• **TASK INSTRUCTIONS**: Print the lines from the one that contains "Write the React, TypeScript" to the one that contains "const yTicks = [0, 1, 2, 3, 4];", inclusive, exactly as they appear, and please drop any pictures.

• **RECORD LIST**:

────

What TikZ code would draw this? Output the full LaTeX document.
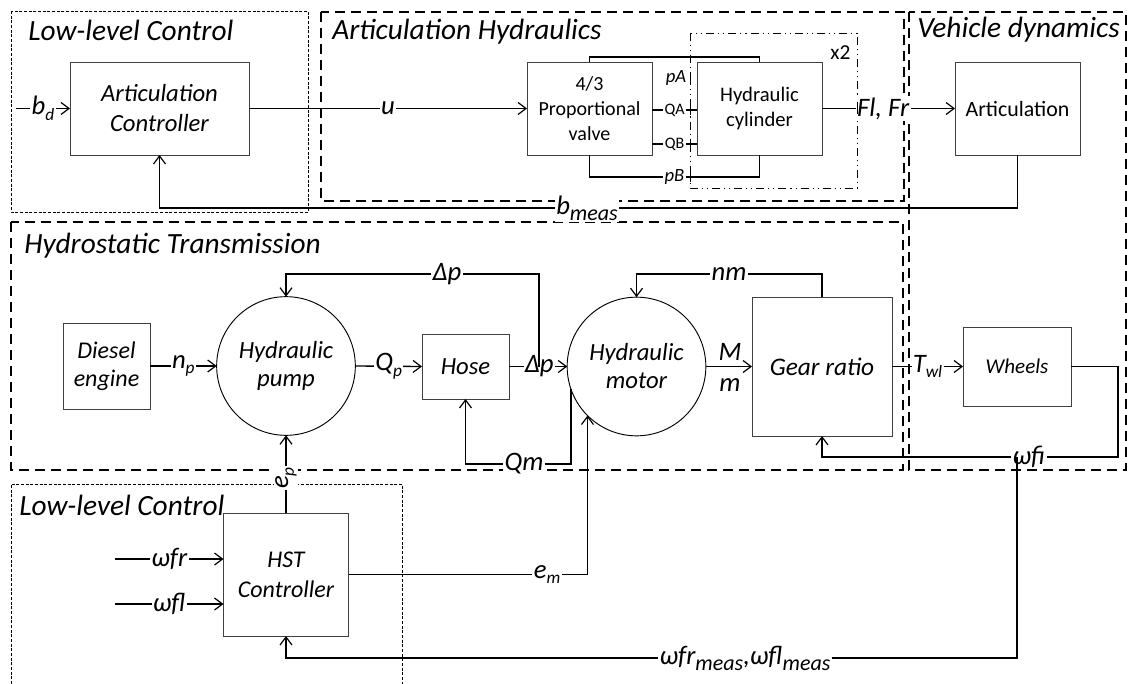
\documentclass[tikz,border=0pt]{standalone}
\usepackage{fontspec}
\setmainfont{Carlito}
\usetikzlibrary{arrows.meta,calc}
\newcommand\fs[1]{\fontsize{#1}{#1}\selectfont}
\newcommand\fsl[2]{\fontsize{#1}{#2}\selectfont}
\newcommand\sbs[1]{\raisebox{-0.22em}{\fs{13}#1}}
\newcommand\sbm[1]{\raisebox{-0.22em}{\fs{16.5}#1}}
\begin{document}
\begin{tikzpicture}[x=0.75pt,y=-0.75pt,
  blk/.style={draw=black!75,line width=0.7pt,inner sep=0pt,outer sep=0pt,align=center},
  circ/.style={draw=black,line width=0.7pt,circle,inner sep=0pt,outer sep=0pt,align=center,minimum size=104pt},
  conn/.style={draw=black,line width=1pt},
  arr/.style={-{Straight Barb[length=6pt,width=9pt,line width=0.9pt]}},
  lbl/.style={fill=white,inner sep=1pt,font=\fs{20}\itshape},
  plbl/.style={fill=white,inner sep=1pt,font=\fs{14}\itshape},
  qlbl/.style={fill=white,inner sep=1pt,font=\fs{12}},
  grpbig/.style={draw=black,line width=1pt,dash pattern=on 7.5pt off 4.5pt},
  grpfine/.style={draw=black,line width=0.5pt,dash pattern=on 2.2pt off 1.3pt},
  grpdd/.style={draw=black,line width=0.6pt,dash pattern=on 6pt off 3pt on 0.8pt off 3pt on 0.8pt off 3pt},
  title/.style={anchor=base west,inner sep=0pt,font=\fs{22}\itshape}]
\useasboundingbox (0,0) rectangle (1130,684);

% groups
\draw[grpfine] (11,11) rectangle (308,212);
\draw[grpbig] (321,12) rectangle (904,201);
\draw[grpbig] (909,12) rectangle (1126,470);
\draw[grpbig] (11,222) rectangle (903,470);
\draw[grpfine] (11,684) -- (11,484) -- (402,484) -- (402,684);
\draw[grpdd] (690,33) rectangle (857,188);

\node[title] (t1) at (28,41) {Low-level Control};
\node[title] (t2) at (332,40) {Articulation Hydraulics};
\node[title] (t3) at (917,38) {Vehicle dynamics};
\node[title] (t4) at (24,253) {Hydrostatic Transmission};
\node[title] (t5) at (19,515) {Low-level Control};
\node[anchor=base west,inner sep=0pt,font=\fs{16}] (x2) at (830,60) {x2};

% blocks
\node[blk,minimum width=134.25pt,minimum height=69.75pt,font=\fsl{18.5}{22.5}\itshape] (ac) at (159.5,108.5) {Articulation\\Controller};
\node[blk,minimum width=93.75pt,minimum height=69.75pt,font=\fsl{15}{18.75}] (valve) at (589.5,108.5) {4/3\\Proportional\\valve};
\node[blk,minimum width=93.75pt,minimum height=69.75pt,font=\fsl{15.5}{18.75}] (cyl) at (759.5,108.5) {Hydraulic\\cylinder};
\node[blk,minimum width=93.75pt,minimum height=69.75pt,font=\fs{16.4}] (art) at (1017.5,108.5) {Articulation};
\node[blk,minimum width=65.25pt,minimum height=64.5pt,font=\fsl{18}{21}\itshape] (eng) at (106.5,366) {Diesel\\engine};
\node[circ,font=\fsl{18.5}{21}\itshape] (pump) at (286,366) {Hydraulic\\pump};
\node[blk,minimum width=65.25pt,minimum height=48.75pt,font=\fs{18.5}\itshape] (hose) at (465.5,366.5) {Hose};
\node[circ,font=\fsl{18.5}{21}\itshape] (motor) at (636.5,366.5) {Hydraulic\\motor};
\node[blk,minimum width=105pt,minimum height=104.25pt,font=\fs{19}\itshape] (gear) at (822,366.5) {Gear ratio};
\node[blk,minimum width=81pt,minimum height=59.25pt,font=\fs{15.8}\itshape] (wheels) at (1017,366.5) {Wheels};
\node[blk,minimum width=93.75pt,minimum height=92.25pt,font=\fsl{18}{22.5}\itshape] (hst) at (286,574.5) {HST\\Controller};

% articulation loop
\coordinate (bdin) at (16,108.5);
\draw[conn,arr] (bdin) -- node[lbl]{b\sbs{d}} (ac.west);
\draw[conn,arr] (ac.east) -- node[lbl,pos=0.5]{u} (valve.west);
\draw[conn] (valve.north) -- ++(0,-5) -| (cyl.north);
\draw[conn] (valve.east |- 0,110) -- node[qlbl]{QA} (cyl.west |- 0,110);
\draw[conn] (valve.east |- 0,144) -- node[qlbl]{QB} (cyl.west |- 0,144);
\draw[conn] (valve.south) -- ++(0,22) -| node[plbl,pos=0.25]{pB} (cyl.south);
\node[plbl] (pA) at (676,78) {pA};
\draw[line width=0.6pt] (690,73) -- (690,84);
\draw[line width=0.6pt] (690,105) -- (690,115);
\draw[line width=0.6pt] (690,139) -- (690,149);
\draw[line width=0.6pt] (690,172) -- (690,182);
\draw[conn,arr] (cyl.east) -- node[lbl,pos=0.46]{Fl, Fr} (art.west);
\draw[line width=0.6pt] (857,102) -- (857,114);
\draw[conn,arr] (art.south) -- ++(0,53) -| (ac.south);
\node[lbl] (bm) at (587,208) {b\sbm{meas}};

% hydrostatic transmission
\draw[conn,arr] (eng.east) -- node[lbl]{n\sbs{p}} (pump.west);
\draw[conn,arr] (pump.east) -- node[lbl]{Q\sbs{p}} (hose.west);
\draw[conn,arr] (hose.east) -- node[lbl,pos=0.52]{Δp} (motor.west);
\coordinate (dpj) at (539,366.5);
\draw[conn,arr] (dpj) -- (539,274) -| (pump.north);
\node[lbl] (dp2) at (447,274) {Δp};
\draw[conn,arr] (gear.north) -- (822,274) -| (motor.north);
\node[lbl] (nm) at (729,274) {nm};
\draw[conn,arr] (motor.east) -- (gear.west);
\node[inner sep=0pt,font=\fs{20}\itshape] (mM) at (730,352) {M};
\node[inner sep=0pt,font=\fs{20}\itshape] (mm) at (730,385) {m};
\draw[conn,arr] (motor.199) -- (motor.199 |- 0,464) -| (hose.south);
\node[lbl] (qm) at (524,464) {Qm};
\draw[conn,arr] (gear.east) -- node[lbl]{T\sbs{wl}} (wheels.west);
\draw[conn,arr] (wheels.east) -- (1118,366.5) -- (1118,457) -| (gear.south);
\coordinate (wj) at (1017,457);
\node[lbl] (wfi) at (1029,457) {ωfi};

% HST controller
\draw[conn,arr] (hst.north) -- (pump.south);
\node[lbl,rotate=90] (ep) at (286,478) {e\sbs{p}};
\draw[conn,arr] (hst.east) -| (motor.225);
\node[lbl] (em) at (547,574.5) {e\sbs{m}};
\coordinate (wfr) at (115,559);
\coordinate (wfl) at (115,604);
\draw[conn,arr] (wfr) -- node[lbl]{ωfr} (hst.west |- wfr);
\draw[conn,arr] (wfl) -- node[lbl]{ωfl} (hst.west |- wfl);
\draw[conn,arr] (wj) -- (1017,658) -| (hst.south);
\node[lbl] (wmeas) at (745,658) {ωfr\sbm{meas},ωfl\sbm{meas}};
\end{tikzpicture}
\end{document}
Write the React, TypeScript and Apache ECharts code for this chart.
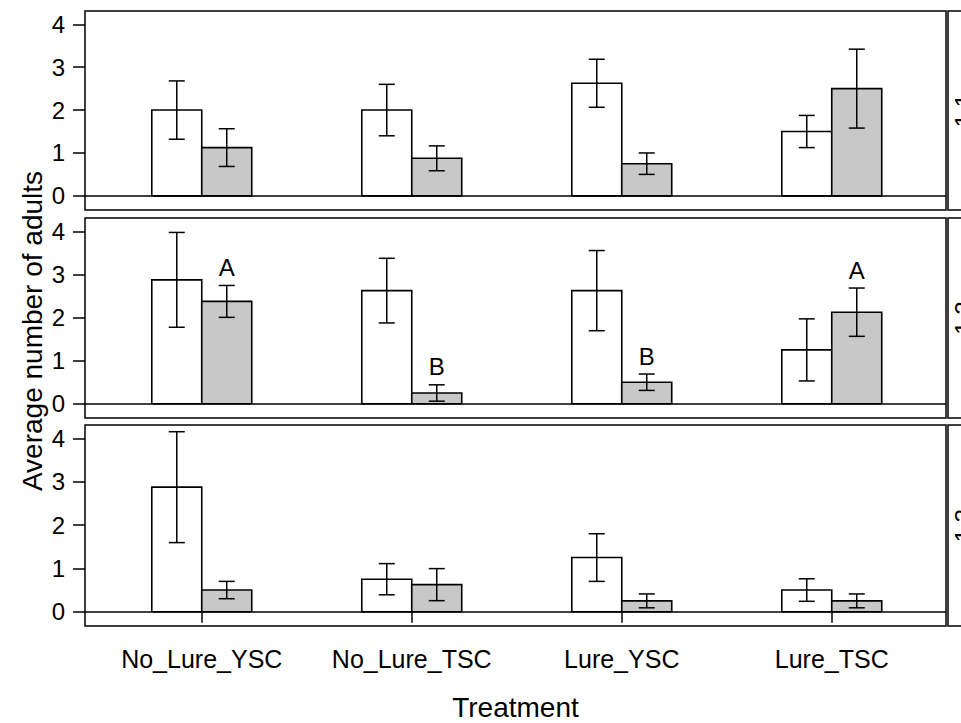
import React, { useEffect, useRef } from "react";
import * as echarts from "echarts";

// Treatments on the x axis, one panel per trap set
const treatments = ["No_Lure_YSC", "No_Lure_TSC", "Lure_YSC", "Lure_TSC"];
const panelNames = ["1.1", "1.2", "1.3"];
const yTicks = [0, 1, 2, 3, 4];

// Mean and standard error of adults per trap, white (first) bars
const whiteMean = [
  [2.0, 2.0, 2.625, 1.5],
  [2.875, 2.625, 2.625, 1.25],
  [2.875, 0.75, 1.25, 0.5],
];
const whiteSe = [
  [0.68, 0.6, 0.56, 0.375],
  [1.1, 0.75, 0.93, 0.72],
  [1.28, 0.36, 0.55, 0.26],
];

// Mean and standard error, grey (second) bars
const greyMean = [
  [1.125, 0.875, 0.75, 2.5],
  [2.375, 0.25, 0.5, 2.125],
  [0.5, 0.625, 0.25, 0.25],
];
const greySe = [
  [0.44, 0.29, 0.25, 0.92],
  [0.37, 0.19, 0.19, 0.56],
  [0.2, 0.37, 0.16, 0.16],
];

// Significance letters above the grey bars
const greyLetters = [
  ["", "", "", ""],
  ["A", "B", "B", "A"],
  ["", "", "", ""],
];

const FONT = "'Liberation Sans', Arial, Helvetica, sans-serif";
const PANEL_LEFT = 85;
const PANEL_WIDTH = 861;
const PANEL_TOPS = [11, 218, 425];
const PANEL_HEIGHTS = [199, 200, 201];
const X_MIN = 0.444;
const X_MAX = 4.544;
const Y_MIN = -0.33;
const Y_MAX = 4.31;
const BAR_W = 0.238;

function buildOption() {
  const grids: any[] = [];
  const xAxes: any[] = [];
  const yAxes: any[] = [];
  const series: any[] = [];
  const graphics: any[] = [];

  panelNames.forEach((name, p) => {
    const last = p === panelNames.length - 1;
    grids.push({
      left: PANEL_LEFT,
      top: PANEL_TOPS[p],
      width: PANEL_WIDTH,
      height: PANEL_HEIGHTS[p],
      show: true,
      borderColor: "#000",
      borderWidth: 1.5,
      backgroundColor: "transparent",
    });
    xAxes.push({
      gridIndex: p,
      type: "value",
      min: X_MIN,
      max: X_MAX,
      axisLine: { show: false },
      splitLine: { show: false },
      axisTick: {
        show: last,
        customValues: [1, 2, 3, 4],
        length: 11,
        lineStyle: { color: "#000", width: 1.5 },
      },
      axisLabel: {
        show: last,
        customValues: [1, 2, 3, 4],
        formatter: (v: number) => treatments[Math.round(v) - 1] ?? "",
        margin: 20,
        fontSize: 25,
        color: "#000",
        fontFamily: FONT,
      },
    });
    yAxes.push({
      gridIndex: p,
      type: "value",
      min: Y_MIN,
      max: Y_MAX,
      axisLine: { show: false },
      splitLine: { show: false },
      axisTick: {
        show: true,
        customValues: yTicks,
        length: 12,
        lineStyle: { color: "#000", width: 1.5 },
      },
      axisLabel: {
        customValues: yTicks,
        margin: 20,
        fontSize: 24,
        color: "#000",
        fontFamily: FONT,
      },
    });

    const data: number[][] = [];
    treatments.forEach((_, i) => {
      data.push([i + 1, 0, whiteMean[p][i], whiteSe[p][i], i]);
    });
    treatments.forEach((_, i) => {
      data.push([i + 1, 1, greyMean[p][i], greySe[p][i], i]);
    });

    series.push({
      type: "custom",
      xAxisIndex: p,
      yAxisIndex: p,
      data,
      silent: true,
      renderItem: (params: any, api: any) => {
        const x = api.value(0);
        const g = api.value(1);
        const m = api.value(2);
        const se = api.value(3);
        const idx = api.value(4);
        const x0 = g === 0 ? x - BAR_W : x;
        const x1 = g === 0 ? x : x + BAR_W;
        const tl = api.coord([x0, m]);
        const br = api.coord([x1, 0]);
        const xc = (tl[0] + br[0]) / 2;
        const yHi = api.coord([x, m + se])[1];
        const yLo = api.coord([x, m - se])[1];
        const cap = 8;
        const children: any[] = [
          {
            type: "rect",
            shape: { x: tl[0], y: tl[1], width: br[0] - tl[0], height: br[1] - tl[1] },
            style: { fill: g === 0 ? "#ffffff" : "#c8c8c8", stroke: "#000", lineWidth: 1.6 },
          },
          {
            type: "line",
            shape: { x1: xc, y1: yHi, x2: xc, y2: yLo },
            style: { stroke: "#000", lineWidth: 1.5 },
          },
          {
            type: "line",
            shape: { x1: xc - cap, y1: yHi, x2: xc + cap, y2: yHi },
            style: { stroke: "#000", lineWidth: 1.5 },
          },
          {
            type: "line",
            shape: { x1: xc - cap, y1: yLo, x2: xc + cap, y2: yLo },
            style: { stroke: "#000", lineWidth: 1.5 },
          },
        ];
        const letter = g === 1 ? greyLetters[p][idx] : "";
        if (letter) {
          children.push({
            type: "text",
            style: {
              text: letter,
              x: xc,
              y: yHi - 6,
              textAlign: "center",
              textVerticalAlign: "bottom",
              fontSize: 24,
              fontFamily: FONT,
              fill: "#000",
            },
          });
        }
        return { type: "group", children };
      },
      markLine: {
        silent: true,
        symbol: "none",
        label: { show: false },
        lineStyle: { color: "#000", type: "solid", width: 1.5 },
        data: [{ yAxis: 0 }],
      },
    });

    // Strip on the right-hand side carrying the panel name
    graphics.push({
      type: "rect",
      shape: { x: PANEL_LEFT + PANEL_WIDTH + 2, y: PANEL_TOPS[p], width: 60, height: PANEL_HEIGHTS[p] },
      style: { fill: "#ffffff", stroke: "#000", lineWidth: 1.5 },
      z: 10,
    });
    graphics.push({
      type: "text",
      x: 963,
      y: PANEL_TOPS[p] + PANEL_HEIGHTS[p] / 2,
      rotation: Math.PI / 2,
      style: {
        text: name,
        textAlign: "center",
        textVerticalAlign: "middle",
        fontSize: 24,
        fontFamily: FONT,
        fill: "#000",
      },
      z: 11,
    });
  });

  graphics.push({
    type: "text",
    x: 32,
    y: 331,
    rotation: Math.PI / 2,
    style: {
      text: "Average number of adults",
      textAlign: "center",
      textVerticalAlign: "middle",
      fontSize: 28,
      fontFamily: FONT,
      fill: "#000",
    },
  });
  graphics.push({
    type: "text",
    x: PANEL_LEFT + PANEL_WIDTH / 2,
    y: 707,
    style: {
      text: "Treatment",
      textAlign: "center",
      textVerticalAlign: "middle",
      fontSize: 28,
      fontFamily: FONT,
      fill: "#000",
    },
  });

  return {
    animation: false,
    backgroundColor: "#ffffff",
    textStyle: { fontFamily: FONT },
    grid: grids,
    xAxis: xAxes,
    yAxis: yAxes,
    series,
    graphic: graphics,
  };
}

export default function App() {
  const ref = useRef<HTMLDivElement>(null);
  useEffect(() => {
    if (!ref.current) return;
    const chart = echarts.init(ref.current, null, { renderer: "svg" });
    chart.setOption(buildOption());
    return () => chart.dispose();
  }, []);
  return (
    <div
      ref={ref}
      style={{ position: "fixed", left: 0, top: 0, width: 961, height: 723, background: "#fff" }}
    />
  );
}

────

• **RESULT OF THIS TASK**:
Write the React, TypeScript and Apache ECharts code for this chart.
import React, { useEffect, useRef } from "react";
import * as echarts from "echarts";

// Treatments on the x axis, one panel per trap set
const treatments = ["No_Lure_YSC", "No_Lure_TSC", "Lure_YSC", "Lure_TSC"];
const panelNames = ["1.1", "1.2", "1.3"];
const yTicks = [0, 1, 2, 3, 4];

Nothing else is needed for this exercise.